M. Scribe avait refusé sa
collaboration à Moreau.
7. Cette phrase est un souvenir de la grande
invasion de 1814, qui laissa des traces sinistres à Provins, puisque 12 à 15
millions ne pourraient indemniser les cent six communes de
l’arrondissement des pertes énormes qu’il avait éprouvées depuis
les huit jours d’occupation par l’ennemi,
si on en croit le rapport
de la municipalité.
8. Cette étude historique fut publiée par le Journal des Demoiselles, le 15 mai 1836. Elle faisait partie d’une suite de travaux que publiait ce recueil sous le titre de Galerie des femmes célèbres, pour laquelle M. Henri Martin écrivit, le 15 novembre 1836, une étude sur sainte Geneviève de Nanterre.

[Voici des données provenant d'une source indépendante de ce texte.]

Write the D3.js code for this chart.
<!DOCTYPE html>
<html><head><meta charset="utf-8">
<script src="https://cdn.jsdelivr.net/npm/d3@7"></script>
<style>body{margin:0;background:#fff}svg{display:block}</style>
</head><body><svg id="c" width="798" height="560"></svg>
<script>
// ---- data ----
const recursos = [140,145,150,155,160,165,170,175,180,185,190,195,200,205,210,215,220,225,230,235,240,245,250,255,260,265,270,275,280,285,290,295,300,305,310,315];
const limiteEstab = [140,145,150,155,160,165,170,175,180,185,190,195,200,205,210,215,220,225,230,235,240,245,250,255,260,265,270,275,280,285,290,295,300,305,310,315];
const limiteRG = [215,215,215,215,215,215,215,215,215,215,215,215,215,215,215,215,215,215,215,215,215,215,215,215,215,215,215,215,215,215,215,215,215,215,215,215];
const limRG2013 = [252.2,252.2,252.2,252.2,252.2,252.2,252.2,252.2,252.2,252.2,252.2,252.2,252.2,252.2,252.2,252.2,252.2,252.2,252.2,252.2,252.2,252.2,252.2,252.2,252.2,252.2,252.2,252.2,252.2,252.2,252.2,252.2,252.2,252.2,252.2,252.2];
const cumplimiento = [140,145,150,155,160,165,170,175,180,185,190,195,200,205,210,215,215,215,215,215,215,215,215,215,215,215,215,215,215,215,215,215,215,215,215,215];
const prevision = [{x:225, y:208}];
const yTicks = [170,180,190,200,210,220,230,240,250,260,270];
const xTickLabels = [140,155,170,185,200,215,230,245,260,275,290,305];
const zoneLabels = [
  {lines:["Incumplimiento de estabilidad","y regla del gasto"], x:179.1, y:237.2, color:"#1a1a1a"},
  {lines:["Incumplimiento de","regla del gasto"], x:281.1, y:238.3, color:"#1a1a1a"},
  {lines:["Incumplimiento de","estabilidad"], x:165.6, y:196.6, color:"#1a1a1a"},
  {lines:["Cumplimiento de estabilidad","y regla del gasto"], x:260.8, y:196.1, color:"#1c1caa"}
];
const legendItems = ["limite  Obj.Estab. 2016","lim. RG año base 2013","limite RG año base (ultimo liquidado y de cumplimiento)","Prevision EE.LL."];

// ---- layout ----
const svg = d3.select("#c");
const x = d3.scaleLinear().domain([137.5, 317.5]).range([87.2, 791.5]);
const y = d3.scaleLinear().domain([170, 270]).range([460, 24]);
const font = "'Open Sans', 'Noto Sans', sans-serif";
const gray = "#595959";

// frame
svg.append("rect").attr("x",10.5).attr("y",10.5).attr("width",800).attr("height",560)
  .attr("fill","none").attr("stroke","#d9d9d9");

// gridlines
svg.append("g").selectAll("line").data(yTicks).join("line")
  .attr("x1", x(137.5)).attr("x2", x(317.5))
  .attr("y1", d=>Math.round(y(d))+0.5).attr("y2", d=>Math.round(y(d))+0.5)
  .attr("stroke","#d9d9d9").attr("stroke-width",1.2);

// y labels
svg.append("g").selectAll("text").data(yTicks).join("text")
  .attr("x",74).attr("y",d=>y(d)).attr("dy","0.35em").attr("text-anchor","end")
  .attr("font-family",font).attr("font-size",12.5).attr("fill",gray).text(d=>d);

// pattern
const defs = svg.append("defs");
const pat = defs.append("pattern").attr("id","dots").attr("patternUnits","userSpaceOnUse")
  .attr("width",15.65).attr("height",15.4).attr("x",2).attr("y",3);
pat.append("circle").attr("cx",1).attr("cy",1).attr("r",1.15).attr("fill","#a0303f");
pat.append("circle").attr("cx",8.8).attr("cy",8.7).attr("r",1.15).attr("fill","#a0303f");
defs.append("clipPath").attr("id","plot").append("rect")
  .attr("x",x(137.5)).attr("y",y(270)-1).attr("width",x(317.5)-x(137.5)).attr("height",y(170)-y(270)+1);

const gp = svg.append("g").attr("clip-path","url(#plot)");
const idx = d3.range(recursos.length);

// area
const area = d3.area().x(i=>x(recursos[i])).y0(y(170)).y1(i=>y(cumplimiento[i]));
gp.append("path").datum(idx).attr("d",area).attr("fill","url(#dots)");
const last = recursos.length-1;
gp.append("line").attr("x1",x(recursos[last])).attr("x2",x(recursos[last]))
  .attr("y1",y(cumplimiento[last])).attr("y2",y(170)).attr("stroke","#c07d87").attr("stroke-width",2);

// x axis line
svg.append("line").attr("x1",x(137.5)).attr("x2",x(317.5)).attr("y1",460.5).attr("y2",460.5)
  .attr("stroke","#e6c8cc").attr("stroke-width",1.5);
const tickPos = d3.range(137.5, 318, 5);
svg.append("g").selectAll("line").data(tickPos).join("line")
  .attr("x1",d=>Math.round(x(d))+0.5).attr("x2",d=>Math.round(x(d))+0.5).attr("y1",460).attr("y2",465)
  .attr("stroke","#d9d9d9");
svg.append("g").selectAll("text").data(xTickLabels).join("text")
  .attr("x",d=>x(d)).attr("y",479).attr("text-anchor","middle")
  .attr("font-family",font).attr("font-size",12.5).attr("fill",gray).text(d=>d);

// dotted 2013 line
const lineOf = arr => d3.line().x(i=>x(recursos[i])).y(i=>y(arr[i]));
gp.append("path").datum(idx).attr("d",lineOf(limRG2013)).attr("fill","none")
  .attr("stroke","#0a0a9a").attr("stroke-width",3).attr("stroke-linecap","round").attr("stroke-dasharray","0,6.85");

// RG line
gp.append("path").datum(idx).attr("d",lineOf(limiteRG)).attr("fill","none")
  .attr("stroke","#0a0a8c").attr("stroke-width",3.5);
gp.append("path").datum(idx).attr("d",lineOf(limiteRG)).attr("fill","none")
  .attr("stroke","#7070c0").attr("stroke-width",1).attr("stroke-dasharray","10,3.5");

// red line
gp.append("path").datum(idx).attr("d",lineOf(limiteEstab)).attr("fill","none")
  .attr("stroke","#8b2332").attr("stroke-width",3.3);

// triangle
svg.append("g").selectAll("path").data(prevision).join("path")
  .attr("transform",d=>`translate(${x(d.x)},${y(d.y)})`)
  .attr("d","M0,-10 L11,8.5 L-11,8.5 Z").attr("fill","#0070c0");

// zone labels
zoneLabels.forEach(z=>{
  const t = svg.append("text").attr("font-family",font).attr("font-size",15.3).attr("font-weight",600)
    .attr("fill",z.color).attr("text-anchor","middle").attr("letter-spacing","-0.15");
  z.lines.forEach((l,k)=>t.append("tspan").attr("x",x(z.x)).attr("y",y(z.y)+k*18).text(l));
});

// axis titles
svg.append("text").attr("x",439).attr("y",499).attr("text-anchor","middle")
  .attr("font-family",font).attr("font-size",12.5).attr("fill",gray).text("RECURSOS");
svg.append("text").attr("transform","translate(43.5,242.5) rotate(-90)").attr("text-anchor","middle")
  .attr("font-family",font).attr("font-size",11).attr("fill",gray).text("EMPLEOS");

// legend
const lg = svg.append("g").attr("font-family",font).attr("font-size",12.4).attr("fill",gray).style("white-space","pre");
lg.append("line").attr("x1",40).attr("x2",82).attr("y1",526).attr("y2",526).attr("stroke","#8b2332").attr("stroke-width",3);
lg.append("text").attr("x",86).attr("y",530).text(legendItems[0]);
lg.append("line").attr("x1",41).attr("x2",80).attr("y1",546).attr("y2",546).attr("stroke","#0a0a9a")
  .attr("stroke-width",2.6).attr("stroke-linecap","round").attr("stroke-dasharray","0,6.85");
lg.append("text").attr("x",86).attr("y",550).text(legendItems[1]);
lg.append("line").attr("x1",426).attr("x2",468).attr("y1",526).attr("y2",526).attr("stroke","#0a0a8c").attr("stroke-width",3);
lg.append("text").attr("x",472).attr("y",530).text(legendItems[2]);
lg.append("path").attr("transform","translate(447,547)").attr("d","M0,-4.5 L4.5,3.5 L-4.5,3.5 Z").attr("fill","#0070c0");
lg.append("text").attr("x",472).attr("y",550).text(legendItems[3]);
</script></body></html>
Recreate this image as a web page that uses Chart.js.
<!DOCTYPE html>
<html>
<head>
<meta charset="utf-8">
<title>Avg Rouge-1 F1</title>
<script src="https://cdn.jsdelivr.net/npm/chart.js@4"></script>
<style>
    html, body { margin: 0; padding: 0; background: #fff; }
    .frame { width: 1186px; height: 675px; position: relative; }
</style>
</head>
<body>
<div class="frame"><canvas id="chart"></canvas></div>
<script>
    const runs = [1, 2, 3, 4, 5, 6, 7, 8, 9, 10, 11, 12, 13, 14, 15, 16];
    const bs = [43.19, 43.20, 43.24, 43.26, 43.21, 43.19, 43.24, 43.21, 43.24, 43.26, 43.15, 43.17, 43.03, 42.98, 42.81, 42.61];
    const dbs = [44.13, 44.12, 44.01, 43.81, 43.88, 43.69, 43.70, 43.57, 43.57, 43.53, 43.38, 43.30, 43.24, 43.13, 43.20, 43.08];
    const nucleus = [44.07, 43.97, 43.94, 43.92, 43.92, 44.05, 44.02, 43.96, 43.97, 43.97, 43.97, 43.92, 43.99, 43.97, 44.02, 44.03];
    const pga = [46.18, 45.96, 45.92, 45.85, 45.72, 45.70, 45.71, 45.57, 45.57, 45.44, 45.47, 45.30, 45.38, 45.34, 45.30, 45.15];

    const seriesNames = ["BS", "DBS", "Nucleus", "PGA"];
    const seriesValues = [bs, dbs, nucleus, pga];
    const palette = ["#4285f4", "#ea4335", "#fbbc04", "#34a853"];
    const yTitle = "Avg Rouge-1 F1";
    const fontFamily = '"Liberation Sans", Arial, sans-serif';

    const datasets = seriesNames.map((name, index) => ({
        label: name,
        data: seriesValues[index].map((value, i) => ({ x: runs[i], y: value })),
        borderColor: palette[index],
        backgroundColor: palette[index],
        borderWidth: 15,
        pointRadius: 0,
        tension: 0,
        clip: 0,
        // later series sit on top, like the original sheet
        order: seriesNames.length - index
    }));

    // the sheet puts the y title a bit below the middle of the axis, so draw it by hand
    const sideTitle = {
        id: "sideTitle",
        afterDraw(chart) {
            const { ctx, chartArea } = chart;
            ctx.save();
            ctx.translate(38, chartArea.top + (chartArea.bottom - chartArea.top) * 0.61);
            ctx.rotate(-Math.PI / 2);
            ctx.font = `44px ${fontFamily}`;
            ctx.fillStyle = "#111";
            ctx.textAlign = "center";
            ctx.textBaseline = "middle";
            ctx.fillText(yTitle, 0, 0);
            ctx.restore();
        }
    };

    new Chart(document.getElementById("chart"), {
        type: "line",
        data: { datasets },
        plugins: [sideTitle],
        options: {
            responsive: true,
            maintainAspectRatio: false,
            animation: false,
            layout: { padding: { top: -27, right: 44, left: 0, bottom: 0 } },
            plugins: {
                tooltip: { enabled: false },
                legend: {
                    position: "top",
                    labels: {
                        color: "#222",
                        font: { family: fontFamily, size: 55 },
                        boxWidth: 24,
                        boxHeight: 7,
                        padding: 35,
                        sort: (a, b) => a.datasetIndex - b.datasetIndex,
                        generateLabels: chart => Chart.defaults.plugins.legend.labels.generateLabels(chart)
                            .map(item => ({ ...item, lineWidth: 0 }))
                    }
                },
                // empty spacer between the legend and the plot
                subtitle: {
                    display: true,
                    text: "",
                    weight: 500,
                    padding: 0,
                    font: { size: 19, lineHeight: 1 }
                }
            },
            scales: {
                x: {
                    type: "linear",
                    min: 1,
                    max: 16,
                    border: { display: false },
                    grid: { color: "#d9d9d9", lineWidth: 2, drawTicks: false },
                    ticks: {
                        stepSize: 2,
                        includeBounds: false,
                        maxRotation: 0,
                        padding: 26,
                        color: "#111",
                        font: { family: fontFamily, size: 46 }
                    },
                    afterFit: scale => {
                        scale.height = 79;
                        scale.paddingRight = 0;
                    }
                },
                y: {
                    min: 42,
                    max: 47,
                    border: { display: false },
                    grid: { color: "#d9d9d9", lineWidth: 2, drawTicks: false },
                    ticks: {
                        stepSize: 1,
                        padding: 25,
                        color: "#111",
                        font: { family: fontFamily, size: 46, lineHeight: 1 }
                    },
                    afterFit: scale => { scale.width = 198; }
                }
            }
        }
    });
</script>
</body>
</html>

9. Quand Moreau écrivit cette lettre, il avait dix ans. Il était en pension à Provins, et cette année, il obtint beaucoup de prix. Il eut, entre autres, le prix d’écriture, et il le méritait, car Moreau, si j’en crois ses autographes, avait un talent de calligraphe.
10. Ces lettres de Moreau à sa sœur sont de 1829 à 1836. Elles n’ont pas de date ; mais, quand on a étudié la vie du poëte, on sait où les placer. Ces lettres sont des billets d’une grande simplicité et d’un grand charme. On voit que Louise Lebeau était une mère pour le poëte, et que, s’il l’appelait sa sœur, c’est qu’il était impossible qu’il l’appelât sa mère : Moreau était plus vieux qu’elle de quelques mois. Dans ces pages volantes, on retrouve des sentiments qui ne meurent pas, la reconnaissance et le125 respect. Moreau reçoit de sa sœur tout ce qu’il demande et tout ce dont il a besoin : du linge, des commestibles et des fleurs, car le poëte en demandait quelquefois pour orner sa chambre.
11. Moreau, ici, semble désappointé. Ce
n’est pas au poëte la faute, mais bien à M. Guérard, qui avait
promis de l’aller voir et de lui porter un de ces canards dont
M. C. Opoix dit, dans son Histoire de
Provins : Un propriétaire d’un moulin de la Voulzie,
M. Guérard, m’assure qu’il est dans l’usage
d’envoyer à Paris des canards à quelques amis qui leur trouvent un goût
très-fin et une chair plus délicate que ceux que l’on vend partout
ailleurs.
Ce canard-là n’eût pas été mal reçu par Moreau : il
l’attendait pour dîner.
12. Cette lettre est remarquable par la pièce À mon âme dans laquelle se trouvent des variantes nombreuses avec l’édition du Myosotis, corrigée par Moreau lui-même.
13. Ces vers, adressés à M. de Vigny en mai 1835, furent le commencement des relations du poëte du Myosotis avec le poëte d’Eloa. Ils sont publiés aujourd’hui pour la première fois. M. de Vigny doit les mettre en appendice à la prochaine édition de Stello. L’original, que j’ai eu dans les mains, porte la suscription : À monsieur le comte Alfred de Vigny, Paris ; et il est signé : H. Moreau, place Cambray, hôtel du Calvados.